Will Inter-Religious Council bring Peace to East Africans?

Sometime in November of last year the Department of Peace and Security of the East African Community invited to Bujumbura various actors to deliberate on the threats to peace and security in the region. To ensure a representation of 'diverse voices' those invited included politicians, civil society and religious organisations, academicians, the media, youth, and women, and so on.

Sunday, September 21, 2014

Sometime in November of last year the Department of Peace and Security of the East African Community invited to Bujumbura various actors to deliberate on the threats to peace and security in the region. To ensure a representation of ‘diverse voices’ those invited included politicians, civil society and religious organisations, academicians, the media, youth, and women, and so on.

And so, the deliberations began in earnest with delegate after another pointing out what they considered the most pressing challenges to peace and security. However, something else had happened that organisers of the conference could not have anticipated and planned for.

Two months earlier, a group of terror terrorists had infiltrated an upscale shopping mall in Nairobi in an attack that left scored dead. Indeed, the Bujumbura meeting had started with a moment of silence to pay homage to the departed.

Moreover, a couple of years earlier terrorists had blown a bomb in a crowd watching a World Cup match in Kampala. Even more attacks had been taking place along the coastal areas in Kenya.

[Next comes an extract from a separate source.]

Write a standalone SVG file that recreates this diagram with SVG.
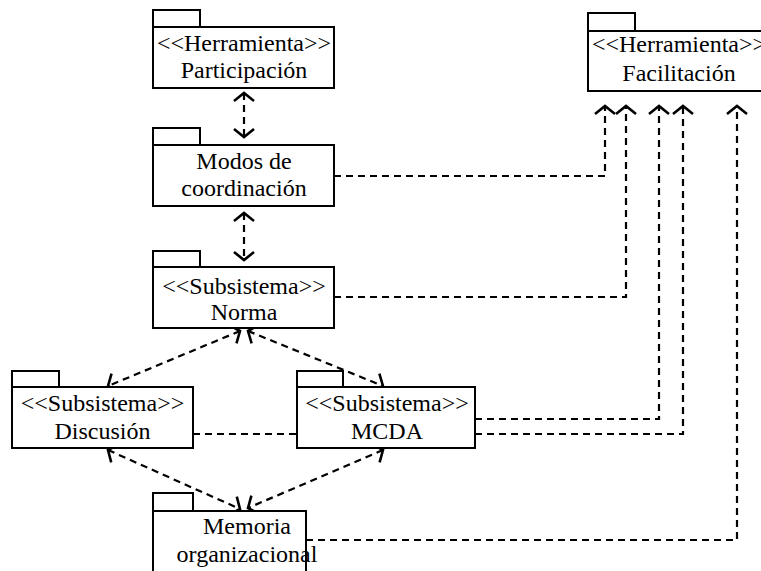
<svg xmlns="http://www.w3.org/2000/svg" width="761" height="571" viewBox="0 0 761 571">
  <style>
    .box { fill: #ffffff; stroke: #000000; stroke-width: 2; }
    .lbl { font-family: 'Liberation Serif', 'Times New Roman', serif; font-size: 24px; fill: #000000; text-anchor: middle; }
    .dep { fill: none; stroke: #000000; stroke-width: 2.2; stroke-dasharray: 7 5; }
  </style>
  <defs>
    <marker id="open" markerUnits="userSpaceOnUse" markerWidth="24" markerHeight="24" viewBox="-12 -12 24 24" refX="0" refY="0" orient="auto-start-reverse" overflow="visible">
      <path d="M-8,-10 L0,0 L-8,10" fill="none" stroke="#000000" stroke-width="2.6" stroke-dasharray="none"/>
    </marker>
  </defs>

  <rect width="761" height="571" fill="#ffffff"/>

  <!-- dependency connectors -->
  <g id="connectors">
    <line class="dep" x1="244" y1="93" x2="244" y2="137" marker-start="url(#open)" marker-end="url(#open)"/>
    <line class="dep" x1="244" y1="213" x2="244" y2="260" marker-start="url(#open)" marker-end="url(#open)"/>
    <line class="dep" x1="240" y1="331" x2="108" y2="386" marker-start="url(#open)" marker-end="url(#open)"/>
    <line class="dep" x1="248" y1="331" x2="383" y2="386" marker-start="url(#open)" marker-end="url(#open)"/>
    <line class="dep" x1="108" y1="450" x2="240" y2="509" marker-start="url(#open)" marker-end="url(#open)"/>
    <line class="dep" x1="383" y1="450" x2="248" y2="508" marker-start="url(#open)" marker-end="url(#open)"/>
    <line class="dep" x1="193" y1="434" x2="297" y2="434"/>
    <path class="dep" d="M334,176 H605 V106" marker-end="url(#open)"/>
    <path class="dep" d="M334,297 H626 V106" marker-end="url(#open)"/>
    <path class="dep" d="M475,419 H659 V106" marker-end="url(#open)"/>
    <path class="dep" d="M475,434 H683 V106" marker-end="url(#open)"/>
    <path class="dep" d="M306,540 H737 V106" marker-end="url(#open)"/>
  </g>

  <!-- packages -->
  <g id="participacion">
    <rect class="box" x="153" y="10" width="47" height="17"/>
    <rect class="box" x="153" y="27" width="181" height="61"/>
    <text class="lbl" x="244" y="51">&lt;&lt;Herramienta&gt;&gt;</text>
    <text class="lbl" x="244" y="78">Participación</text>
  </g>

  <g id="facilitacion">
    <rect class="box" x="588" y="13" width="47" height="18"/>
    <rect class="box" x="588" y="31" width="181" height="60"/>
    <text class="lbl" x="679" y="52">&lt;&lt;Herramienta&gt;&gt;</text>
    <text class="lbl" x="679" y="81">Facilitación</text>
  </g>

  <g id="modos">
    <rect class="box" x="153" y="128" width="47" height="17"/>
    <rect class="box" x="153" y="145" width="181" height="61"/>
    <text class="lbl" x="244" y="169">Modos de</text>
    <text class="lbl" x="244" y="196">coordinación</text>
  </g>

  <g id="norma">
    <rect class="box" x="153" y="251" width="47" height="16"/>
    <rect class="box" x="153" y="267" width="181" height="61"/>
    <text class="lbl" x="244" y="294">&lt;&lt;Subsistema&gt;&gt;</text>
    <text class="lbl" x="244" y="320">Norma</text>
  </g>

  <g id="discusion">
    <rect class="box" x="12" y="371" width="47" height="16"/>
    <rect class="box" x="12" y="387" width="181" height="61"/>
    <text class="lbl" x="102.5" y="411">&lt;&lt;Subsistema&gt;&gt;</text>
    <text class="lbl" x="102.5" y="439">Discusión</text>
  </g>

  <g id="mcda">
    <rect class="box" x="297" y="371" width="46" height="16"/>
    <rect class="box" x="297" y="387" width="178" height="61"/>
    <text class="lbl" x="387" y="411">&lt;&lt;Subsistema&gt;&gt;</text>
    <text class="lbl" x="387" y="439">MCDA</text>
  </g>

  <g id="memoria">
    <rect class="box" x="153" y="493" width="40" height="18"/>
    <rect class="box" x="153" y="511" width="153" height="72"/>
    <text class="lbl" x="247" y="534">Memoria</text>
    <text class="lbl" x="247" y="562">organizacional</text>
  </g>
</svg>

To cut the story short, terrorism was the elephant in the room.

For the conference to remain relevant it had to acknowledge the changing dynamics of violence in the region and that they required new approaches for effective response.

With the circumstances pointing to terrorism as the most pressing challenge, its relationship with religion made it a hot potato. And so, participants decided to punt. Instead, they acknowledge that religious intolerance was growing in the region; divisions along religions were becoming sharper, more polarised.

Moreover, they observed, religion was increasingly used to justify violence. All this, despite the potential of its leaders to mobilise for the promotion of peace by facilitating dialogue, mediating in conflicts, and enhancing understanding.

This past week here in Kigali, the EAC decided to bring together religious leaders from all five member states of the EAC –and South Sudan in its present status as observers – to ‘touch the elephant.’

The conference implied two things. First, that effective response to respond to threats to peace and security in general and terrorism in particular required the collaboration between religions and governments. Second, religious leaders have the mandate to mobilise for good and to use their ‘prophetic voice’ to marshal the requisite moral authority in society by calling to order governments on matters of justice and equity, seen as perquisites for peace and security.

One may question some of these assumptions. Indeed, some delegates did so. They noted that some of their colleagues were corrupt, tribal, selfish, and subject to state manipulation, rendering them incapable of speaking "truth to power” and therefore lacking the values for demanding for justice and equality. In this spirit, one speaker pointed out "we preach too much religion and not enough on human values.’

It became apparent that some of these contradictions came to the fore after the delegates visited the Genocide Memorial at Gisozi, many returning with sombre reflection having perhaps come to direct confrontation with the reality that here in Rwanda active participation the men and women of God in killing innocent people revealed them to be as fallible as the rest of us.

For Rwandans, the active participation of the men and women of God in committing genocide revealed to us that they fallible tribal and political animals just like the rest of us. At this point, one conceded that at Gisozi he had seen the "worst descent for human beings.”

Meanwhile, the conference had pointed to some positions worth noting. One, that both governments and religions share the same mandate for protecting the welfare of citizens. Second, that the return to the guidance of the scriptures would place religious leaders on the path of appropriately utilising their ‘prophetic voice.’ Third, governments should not wait till things go asunder to "come to us to pray for the country.”

At the end of the five day conference, the religious leaders established an Inter-Religious Council (IRC) for the East African Community, which is expected to institutionalise some of the values needed to enhance peace and security in the region: justice, equity, integrity, inclusiveness, equality, among others.

While religious diplomacy ensured that some sensitive areas of mutual prejudice were avoided, this should note take away from the conference. Focusing on that would be the equivalent of tossing out the baby with the bath water.

A question remains, however. Will the IRC close the religious divide and polarisation through its prophetic voice? Let’s wait and see.